Task instructions:
Write the listing below out again exactly, dropping the images.

Source data:
+++
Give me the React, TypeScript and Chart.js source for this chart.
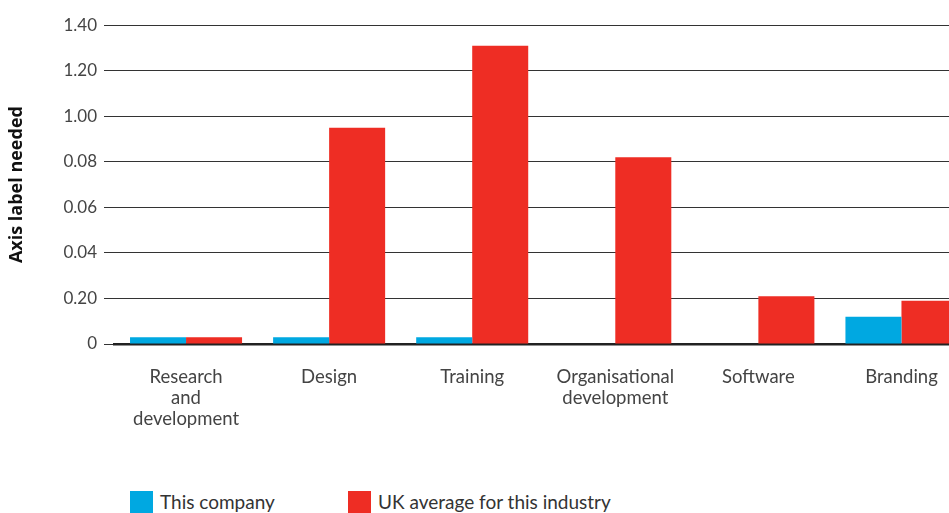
import React, { useEffect, useLayoutEffect, useRef } from "react";
import { Chart, registerables } from "chart.js";
Chart.register(...registerables);

const categories: (string | string[])[] = [
  ["Research", "and", "development"],
  "Design",
  "Training",
  ["Organisational", "development"],
  "Software",
  "Branding",
];
const thisCompany = [0.03, 0.03, 0.03, 0, 0, 0.12];
const ukAverage = [0.03, 0.95, 1.31, 0.82, 0.21, 0.19];
const yTickLabels = ["0", "0.20", "0.04", "0.06", "0.08", "1.00", "1.20", "1.40"];
const seriesNames = ["This company", "UK average for this industry"];
const seriesColors = ["#00A8E1", "#EE2D24"];
const yTitle = "Axis label needed";

const FONT = "Lato, 'Open Sans', sans-serif";

export default function App() {
  const ref = useRef<HTMLCanvasElement | null>(null);
  useLayoutEffect(() => {
    document.body.style.margin = "0";
    document.body.style.overflow = "hidden";
    document.documentElement.style.overflow = "hidden";
  }, []);
  useEffect(() => {
    if (!ref.current) return;
    const chart = new Chart(ref.current, {
      type: "bar",
      data: {
        labels: categories,
        datasets: [
          {
            label: seriesNames[0],
            data: thisCompany,
            backgroundColor: seriesColors[0],
            barPercentage: 1,
            categoryPercentage: 0.783,
          },
          {
            label: seriesNames[1],
            data: ukAverage,
            backgroundColor: seriesColors[1],
            barPercentage: 1,
            categoryPercentage: 0.783,
          },
        ],
      },
      options: {
        animation: false,
        responsive: true,
        maintainAspectRatio: false,
        layout: { padding: { top: 17, bottom: 25, left: 0, right: 0 } },
        plugins: { legend: { display: false }, tooltip: { enabled: false } },
        scales: {
          x: {
            grid: { display: false, drawTicks: false },
            border: { display: true, color: "#222", width: 2.5 },
            ticks: {
              color: "#444",
              font: { family: FONT, size: 18.5, lineHeight: 1.135 },
              padding: 23,
              maxRotation: 0,
              autoSkip: false,
            },
          },
          y: {
            min: 0,
            max: 1.4,
            afterFit: (s: any) => {
              s.width = 106.5;
            },
            border: { display: false },
            grid: { color: "#333", lineWidth: 1, drawTicks: true, tickLength: 10.5 },
            ticks: {
              stepSize: 0.2,
              color: "#444",
              padding: 7,
              font: { family: FONT, size: 17 },
              callback: (_v: any, i: number) => yTickLabels[i],
            },
            title: {
              display: true,
              text: yTitle,
              color: "#111",
              font: { family: "'Open Sans', sans-serif", size: 18, weight: "bold", lineHeight: 1.0 },
              padding: { top: 0, bottom: 0 },
            },
          },
        },
      },
    });
    return () => chart.destroy();
  }, []);

  return (
    <div style={{ width: 949, height: 513, position: "relative", overflow: "hidden", background: "#fff" }}>
      <div style={{ position: "absolute", left: 8, top: 8, width: 965, height: 470 }}>
        <canvas ref={ref} />
      </div>
      <div
        style={{
          position: "absolute",
          top: 491,
          left: 130,
          display: "flex",
          alignItems: "center",
          fontFamily: FONT,
          fontSize: 19,
          lineHeight: "22px",
          color: "#333",
        }}
      >
        {seriesNames.map((n, i) => (
          <div key={n} style={{ display: "flex", alignItems: "center", width: i === 0 ? 218 : "auto" }}>
            <span style={{ display: "inline-block", width: 23, height: 22, background: seriesColors[i], marginRight: 7 }} />
            <span>{n}</span>
          </div>
        ))}
      </div>
    </div>
  );
}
+++
The output:
Give me the React, TypeScript and Chart.js source for this chart.
import React, { useEffect, useLayoutEffect, useRef } from "react";
import { Chart, registerables } from "chart.js";
Chart.register(...registerables);

const categories: (string | string[])[] = [
  ["Research", "and", "development"],
  "Design",
  "Training",
  ["Organisational", "development"],
  "Software",
  "Branding",
];
const thisCompany = [0.03, 0.03, 0.03, 0, 0, 0.12];
const ukAverage = [0.03, 0.95, 1.31, 0.82, 0.21, 0.19];
const yTickLabels = ["0", "0.20", "0.04", "0.06", "0.08", "1.00", "1.20", "1.40"];
const seriesNames = ["This company", "UK average for this industry"];
const seriesColors = ["#00A8E1", "#EE2D24"];
const yTitle = "Axis label needed";

const FONT = "Lato, 'Open Sans', sans-serif";

export default function App() {
  const ref = useRef<HTMLCanvasElement | null>(null);
  useLayoutEffect(() => {
    document.body.style.margin = "0";
    document.body.style.overflow = "hidden";
    document.documentElement.style.overflow = "hidden";
  }, []);
  useEffect(() => {
    if (!ref.current) return;
    const chart = new Chart(ref.current, {
      type: "bar",
      data: {
        labels: categories,
        datasets: [
          {
            label: seriesNames[0],
            data: thisCompany,
            backgroundColor: seriesColors[0],
            barPercentage: 1,
            categoryPercentage: 0.783,
          },
          {
            label: seriesNames[1],
            data: ukAverage,
            backgroundColor: seriesColors[1],
            barPercentage: 1,
            categoryPercentage: 0.783,
          },
        ],
      },
      options: {
        animation: false,
        responsive: true,
        maintainAspectRatio: false,
        layout: { padding: { top: 17, bottom: 25, left: 0, right: 0 } },
        plugins: { legend: { display: false }, tooltip: { enabled: false } },
        scales: {
          x: {
            grid: { display: false, drawTicks: false },
            border: { display: true, color: "#222", width: 2.5 },
            ticks: {
              color: "#444",
              font: { family: FONT, size: 18.5, lineHeight: 1.135 },
              padding: 23,
              maxRotation: 0,
              autoSkip: false,
            },
          },
          y: {
            min: 0,
            max: 1.4,
            afterFit: (s: any) => {
              s.width = 106.5;
            },
            border: { display: false },
            grid: { color: "#333", lineWidth: 1, drawTicks: true, tickLength: 10.5 },
            ticks: {
              stepSize: 0.2,
              color: "#444",
              padding: 7,
              font: { family: FONT, size: 17 },
              callback: (_v: any, i: number) => yTickLabels[i],
            },
            title: {
              display: true,
              text: yTitle,
              color: "#111",
              font: { family: "'Open Sans', sans-serif", size: 18, weight: "bold", lineHeight: 1.0 },
              padding: { top: 0, bottom: 0 },
            },
          },
        },
      },
    });
    return () => chart.destroy();
  }, []);

  return (
    <div style={{ width: 949, height: 513, position: "relative", overflow: "hidden", background: "#fff" }}>
      <div style={{ position: "absolute", left: 8, top: 8, width: 965, height: 470 }}>
        <canvas ref={ref} />
      </div>
      <div
        style={{
          position: "absolute",
          top: 491,
          left: 130,
          display: "flex",
          alignItems: "center",
          fontFamily: FONT,
          fontSize: 19,
          lineHeight: "22px",
          color: "#333",
        }}
      >
        {seriesNames.map((n, i) => (
          <div key={n} style={{ display: "flex", alignItems: "center", width: i === 0 ? 218 : "auto" }}>
            <span style={{ display: "inline-block", width: 23, height: 22, background: seriesColors[i], marginRight: 7 }} />
            <span>{n}</span>
          </div>
        ))}
      </div>
    </div>
  );
}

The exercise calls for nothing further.